A good starting point for research grounded in the LGBTQ+ experience is for the Veterans Health Administration (VHA) to establish systemic ways to collect and analyze data about the LGBTQ+ population. Now that it has been more than 10 years since the repeal of DADT, this needs to be implemented immediately. Because of the lack of data on LGBTQ+ servicemembers and veterans, we do not know how many LGBTQ+ veterans are being served in the VHA or what kind of outreach needs to be done with this population for enrollment and/or health-related issues or the impact of the discrimination they faced while serving our country.
Additionally, the impact of military service on LGBTQ+ veterans’ health is unknown, as are any possible strengths this population has in dealing with adversity as veterans. Additional considerations include looking at the experiences of LGBTQ+ veterans through the minority stress model (Meyer, 2003), which provides for LGBTQ+ differences and intersections of identity and experiences, and specifically how those intersect within the military culture. This could include the development of a model for working with military veterans where the systemic issues of discrimination and oppression experienced within subgroups are acknowledged and interventions and research address and explore the impact of oppression and discrimination on veteran’s lives. In addition, researching resiliency to build on the strengths of the LGBTQ+ military and veteran community despite the adverse experiences many have had with discrimination and oppression in the military.
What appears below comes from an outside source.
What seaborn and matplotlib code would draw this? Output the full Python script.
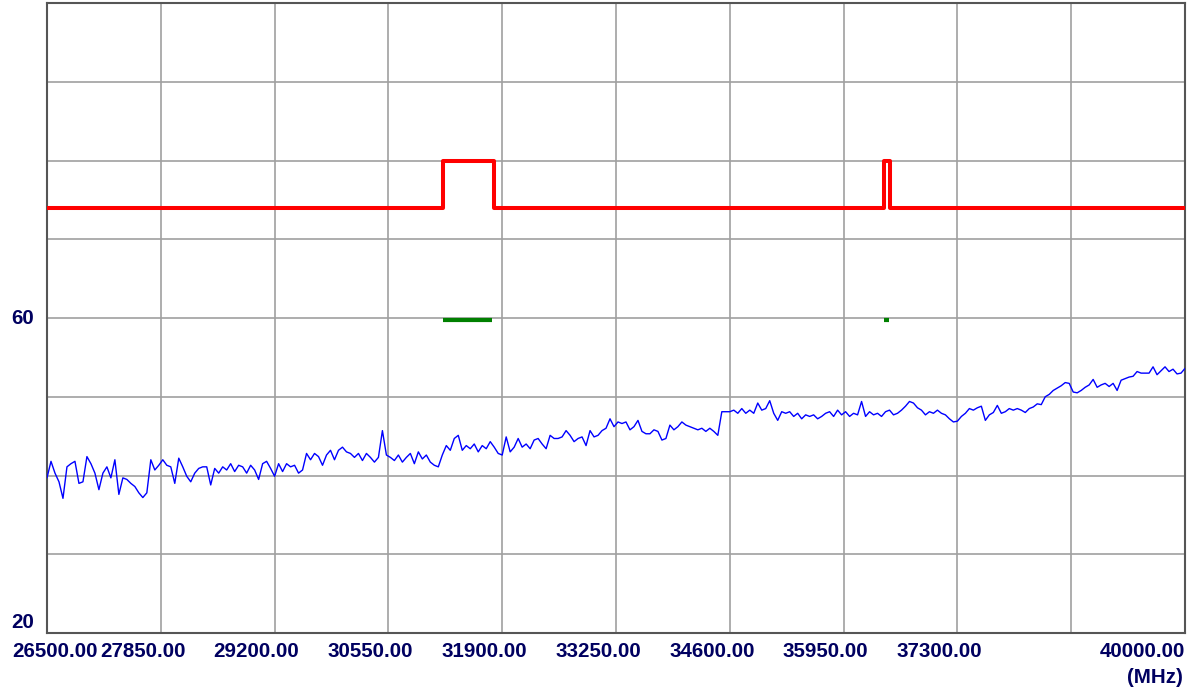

Also, our research must include the impact of patriotism on how people view their service if patriotism is a factor in healing from trauma-related experiences, what patriotism means to the LGBTQ+ veteran, and finally, why do LGBTQ+ people, who have and still experience oppression, still serve in the military? Does patriotism affect whether LGBTQ+ people leave or stay in military service? Answering these questions can assist us in looking at transitional services for LGBTQ+ veterans when they leave military service and help us understand the LGBTQ+ veteran and service member experience in ways we have never explored. Most of all, however, is the inquiry into such questions will validate the importance of military service for groups that have experienced systemic institutional oppression.
As we begin to understand the experiences of LBGTQ+ service members and veterans, we can also more fully understand the larger veteran narrative; including the meaning of patriotism for all veterans, instead of the historic invisibility, violence, and shame that has often been perpetrated against LGBTQ+ veterans and service members who have served our country. We can also understand connections between LGBTQ+ veterans and patriotism and assist them in accessing relevant services to address their needs and the benefits they have earned.
The author has no competing interests to declare.